2) Read All Four Boards Before Guess #3

A common mistake is solving one board too early and ignoring the others. After two guesses, pause and scan:

  • Which board has the most confirmed letters?
  • Which board has a near-complete pattern (like _ A _ _ S or _ _ O _ H)?
  • Which letters show up as “present but misplaced” across multiple boards?

Pick your third guess to help at least two boards at once. If you can confirm placements on two grids with one word, you’re effectively gaining extra turns.

3) Prioritize “Bottleneck” Boards

In Quordle, one stubborn board can collapse the run. If one grid has very few letters confirmed after three guesses, treat it as a bottleneck. Use a guess that:

  • Tests a new vowel you haven’t tried yet, or
  • Introduces high-frequency consonants you’re missing (like N, R, S, T, L, D), or
  • Probes common endings such as -ED, -ER, -TH, -TS, -PT.

4) Know When to “Spend” a Guess on Information

Sometimes the smartest move is a deliberate information word that may not solve any board but will prevent a late-game guessing spiral. This is especially valuable when you’re facing multiple plausible options like:

  • _A_E_ patterns with many fits
  • Words that can end in -ER, -ED, -ES, or -S
  • Tricky consonants where you haven’t tested H, P, B, or G yet

If two boards are almost solved but the remaining letters are ambiguous, an “information” guess that checks multiple candidates can save you two or three turns later.

5) Finish the Easiest Board First (But Not Too Early)

Once you have a board at 4/5 letters with a single obvious solution, it’s usually worth locking it in. The reason is simple: a solved board reduces mental load and prevents you from accidentally chasing wrong placements. However, don’t rush to solve if a different guess could confirm letters on multiple boards at once.

How Today’s Answers Fit Common Quordle Patterns

Understanding why certain words feel “Quordle-like” helps you recognize them faster next time.

BOOTH

This word often trips players because the double O reduces your effective letter coverage if you’re not expecting repeats. Once you see B + O + _ + _ + H possibilities and evidence for repetition, words like BOOTH become much more visible.

SLEPT

A compact past-tense form ending in -PT can be easy to miss if you’re only thinking in -ED. If your board shows S, L, E, and T floating around, consider uncommon but valid endings like PT.

TUTOR

Another repeated-letter style word, with a mirrored structure that becomes obvious once you confirm T and R with vowels in the middle. If you have T _ _ _ R and see an extra T still “present,” TUTOR is a strong candidate.

PATHS

Plural forms can appear in Quordle and they’re a major source of endgame ambiguity. When you see a clear base like PATH and the board supports a final S, finishing with PATHS is often the clean solve.

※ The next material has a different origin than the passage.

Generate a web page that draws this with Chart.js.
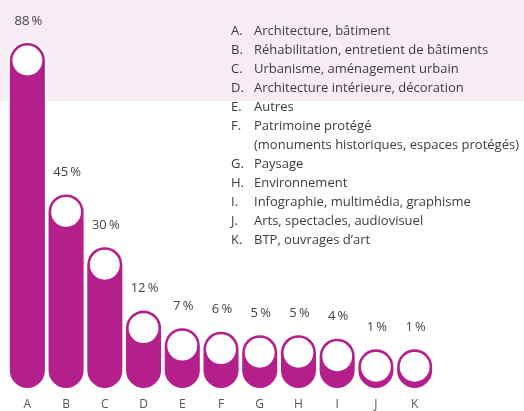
<!DOCTYPE html>
<html><head><meta charset="utf-8">
<script src="https://cdn.jsdelivr.net/npm/chart.js@4"></script>
<style>html,body{margin:0;padding:0;background:#fff;}#wrap{width:524px;height:411px;position:relative;}</style>
</head><body><div id="wrap"><canvas id="c" width="524" height="411"></canvas></div>
<script>
const categories = ['A','B','C','D','E','F','G','H','I','J','K'];
const values = [88,45,30,12,7,6,5,5,4,1,1];
const valueLabels = ['88\u2009%','45\u2009%','30\u2009%','12\u2009%','7\u2009%','6\u2009%','5\u2009%','5\u2009%','4\u2009%','1\u2009%','1\u2009%'];
const legendNames = [
  ['Architecture, bâtiment'],
  ['Réhabilitation, entretient de bâtiments'],
  ['Urbanisme, aménagement urbain'],
  ['Architecture intérieure, décoration'],
  ['Autres'],
  ['Patrimoine protégé','(monuments historiques, espaces protégés)'],
  ['Paysage'],
  ['Environnement'],
  ['Infographie, multimédia, graphisme'],
  ['Arts, spectacles, audiovisuel'],
  ['BTP, ouvrages d\u2019art']
];
const BASE = -10; // extra length below zero representing the rounded cap
const MAGENTA = '#b41f8b';
const FONT = '"Open Sans", "DejaVu Sans", sans-serif';

function pill(ctx, x, top, bottom, half) {
  const r = half;
  ctx.beginPath();
  ctx.moveTo(x - half, top + r);
  ctx.arc(x, top + r, r, Math.PI, 0);
  ctx.lineTo(x + half, bottom - r);
  ctx.arc(x, bottom - r, r, 0, Math.PI);
  ctx.closePath();
}
function ends(el) {
  return [Math.min(el.y, el.base), Math.max(el.y, el.base)];
}

const decor = {
  id: 'decor',
  beforeDraw(chart) {
    const ctx = chart.ctx;
    ctx.save();
    ctx.fillStyle = '#f7ebf4';
    ctx.fillRect(0, 0, chart.width, 101);
    ctx.restore();
  },
  beforeDatasetsDraw(chart) {
    const ctx = chart.ctx;
    const meta = chart.getDatasetMeta(0);
    ctx.save();
    ctx.fillStyle = '#ffffff';
    meta.data.forEach(el => {
      const [top, bottom] = ends(el);
      const half = el.width / 2 + 2;
      pill(ctx, el.x, top - 2, bottom + 2, half);
      ctx.fill();
    });
    ctx.restore();
  },
  afterDatasetsDraw(chart) {
    const ctx = chart.ctx;
    const meta = chart.getDatasetMeta(0);
    const xs = chart.scales.x;
    ctx.save();
    meta.data.forEach((el, i) => {
      const [top, bottom] = ends(el);
      const half = el.width / 2;
      ctx.fillStyle = '#ffffff';
      ctx.beginPath();
      ctx.arc(el.x, top + half, half - 2.6, 0, Math.PI * 2);
      ctx.fill();
      ctx.fillStyle = '#444444';
      ctx.font = '13px ' + FONT;
      ctx.textAlign = 'center';
      ctx.textBaseline = 'middle';
      ctx.fillText(valueLabels[i], el.x + 1, top - 22);
      // category label
      ctx.fillStyle = '#555555';
      ctx.font = '12px ' + FONT;
      ctx.fillText(categories[i], xs.getPixelForValue(i), 405);
    });
    // legend list
    ctx.font = '13px ' + FONT;
    ctx.textAlign = 'left';
    ctx.textBaseline = 'middle';
    ctx.fillStyle = '#3c3c3c';
    let line = 0;
    categories.forEach((c, i) => {
      legendNames[i].forEach((t, k) => {
        const y = 31.5 + line * 19;
        if (k === 0) ctx.fillText(c + '.', 231, y);
        ctx.fillText(t, 254, y);
        line++;
      });
    });
    ctx.restore();
  }
};

new Chart(document.getElementById('c'), {
  type: 'bar',
  data: {
    labels: categories,
    datasets: [{
      data: values.map(v => [BASE, v]),
      backgroundColor: MAGENTA,
      borderRadius: 18,
      borderSkipped: false,
      barPercentage: 0.905,
      categoryPercentage: 1
    }]
  },
  options: {
    responsive: false,
    animation: false,
    layout: { padding: { left: 8, right: 90, top: 43, bottom: 23 } },
    plugins: { legend: { display: false }, tooltip: { enabled: false } },
    scales: {
      x: { display: false },
      y: { display: false, min: BASE, max: 88 }
    }
  },
  plugins: [decor]
});
</script></body></html>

Common Mistakes to Avoid in Quordle

  • Over-solving one grid early: It feels productive, but it can cost you critical discovery guesses.
  • Ignoring repeated letters: Words like BOOTH and TUTOR punish players who assume all letters are unique.
  • Not testing endings: If you only try -ED, you’ll miss options like -PT, -TH, -TS, and -RS.
  • Chasing a single board: If you spend three guesses in a row on one grid, you usually fall behind overall.
  • Using obscure words too soon: Early guesses should be common and information-rich, not niche.

FAQs

What are today’s Quordle answers for February 24?

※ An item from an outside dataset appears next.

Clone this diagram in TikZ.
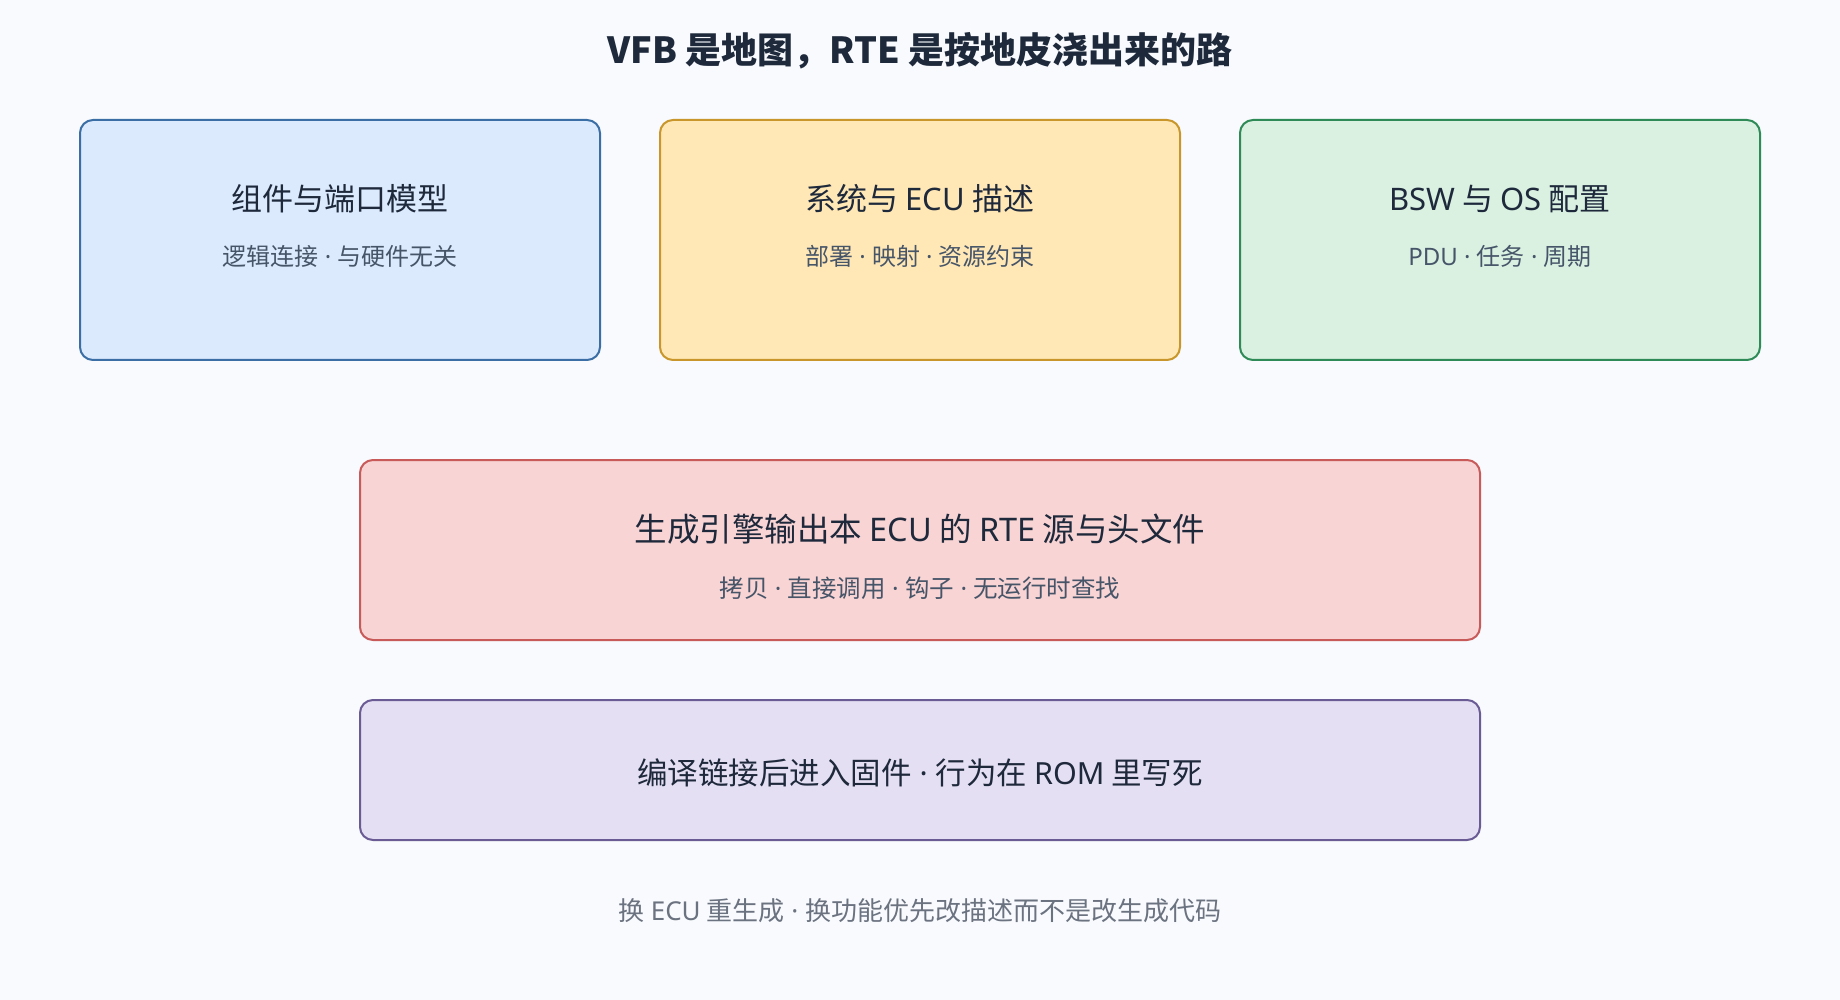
\documentclass[tikz,border=0pt]{standalone}
\usepackage{fontspec}
\setmainfont{Noto Sans CJK SC}
\newfontfamily\latf{Noto Sans}
\newcommand\lt[1]{{\latf #1}}
\newcommand\sep{\lt{ · }}
\definecolor{bg}{HTML}{F8FAFD}
\definecolor{ink}{HTML}{1E293B}
\definecolor{sub}{HTML}{475569}
\definecolor{foot}{HTML}{6B7280}
\definecolor{bluef}{HTML}{DCEAFE}\definecolor{blued}{HTML}{3A6EA5}
\definecolor{yelf}{HTML}{FFE8B6}\definecolor{yeld}{HTML}{C8962A}
\definecolor{grnf}{HTML}{DAF1E2}\definecolor{grnd}{HTML}{2E8B57}
\definecolor{redf}{HTML}{F8D4D4}\definecolor{redd}{HTML}{C85A5A}
\definecolor{purf}{HTML}{E5DFF3}\definecolor{purd}{HTML}{6B5B95}
\begin{document}
\begin{tikzpicture}[x=1pt,y=-1pt,
  card/.style={draw=#1, line width=2pt, rounded corners=13pt},
  ttl/.style={text=ink, font=\fontsize{31}{36}\selectfont, inner sep=0pt},
  stl/.style={text=sub, font=\fontsize{24}{28}\selectfont, inner sep=0pt}]
\fill[bg] (0,0) rectangle (1840,1000);
\useasboundingbox (0,0) rectangle (1840,1000);
\node[text=ink, font=\bfseries\fontsize{36}{42}\selectfont, inner sep=0pt] (head) at (920,51) {VFB 是地图，RTE 是按地皮浇出来的路};
% top row
\draw[card=blued, fill=bluef] (80,120) rectangle (600,360);
\node[ttl] (b1t) at (340,199) {组件与端口模型};
\node[stl] (b1s) at (340,256) {逻辑连接\sep 与硬件无关};
\draw[card=yeld, fill=yelf] (660,120) rectangle (1180,360);
\node[ttl] (b2t) at (920,199) {系统与 \lt{ECU} 描述};
\node[stl] (b2s) at (920,256) {部署\sep 映射\sep 资源约束};
\draw[card=grnd, fill=grnf] (1240,120) rectangle (1760,360);
\node[ttl] (b3t) at (1500,199) {\lt{BSW} 与 \lt{OS} 配置};
\node[stl] (b3s) at (1500,256) {\lt{PDU}\sep 任务\sep 周期};
% generator
\draw[card=redd, fill=redf] (360,460) rectangle (1480,640);
\node[ttl, font=\fontsize{32.5}{38}\selectfont] (gt) at (920,529) {生成引擎输出本 \lt{ECU} 的 \lt{RTE} 源与头文件};
\node[stl, font=\fontsize{24.5}{28}\selectfont] (gs) at (920,588) {拷贝\sep 直接调用\sep 钩子\sep 无运行时查找};
% firmware
\draw[card=purd, fill=purf] (360,700) rectangle (1480,840);
\node[ttl, font=\fontsize{30.5}{36}\selectfont] (ft) at (920,773) {编译链接后进入固件\sep 行为在 \lt{ROM} 里写死};
% footer
\node[text=foot, font=\fontsize{26}{30}\selectfont, inner sep=0pt] (note) at (920,911) {换 \lt{ECU} 重生成\sep 换功能优先改描述而不是改生成代码};
\end{tikzpicture}
\end{document}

Today’s Quordle answers are BOOTH, SLEPT, TUTOR, and PATHS.

How many guesses do you get in Quordle?

You get 9 guesses total to solve four five-letter words simultaneously, with each guess applying to all four boards.

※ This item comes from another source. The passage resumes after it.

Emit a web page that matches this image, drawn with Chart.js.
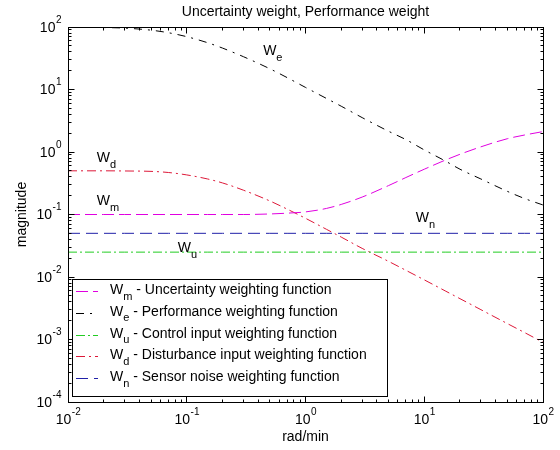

What’s the best starting strategy for Quordle?

A strong approach is to use two high-coverage starting words that test many common letters and 2–3 vowels, then shift into targeted guesses that help multiple boards at once.

Are repeated letters common in Quordle solutions?

Yes, repeated letters appear regularly. It helps to stay open to doubles (like OO) or mirrored patterns (like T…T…R structures) once the board hints at repetition.

Do plural words show up in Quordle?

Yes, plural forms can appear. If your board strongly supports an ending S and the base word is clear, a plural solution is often correct.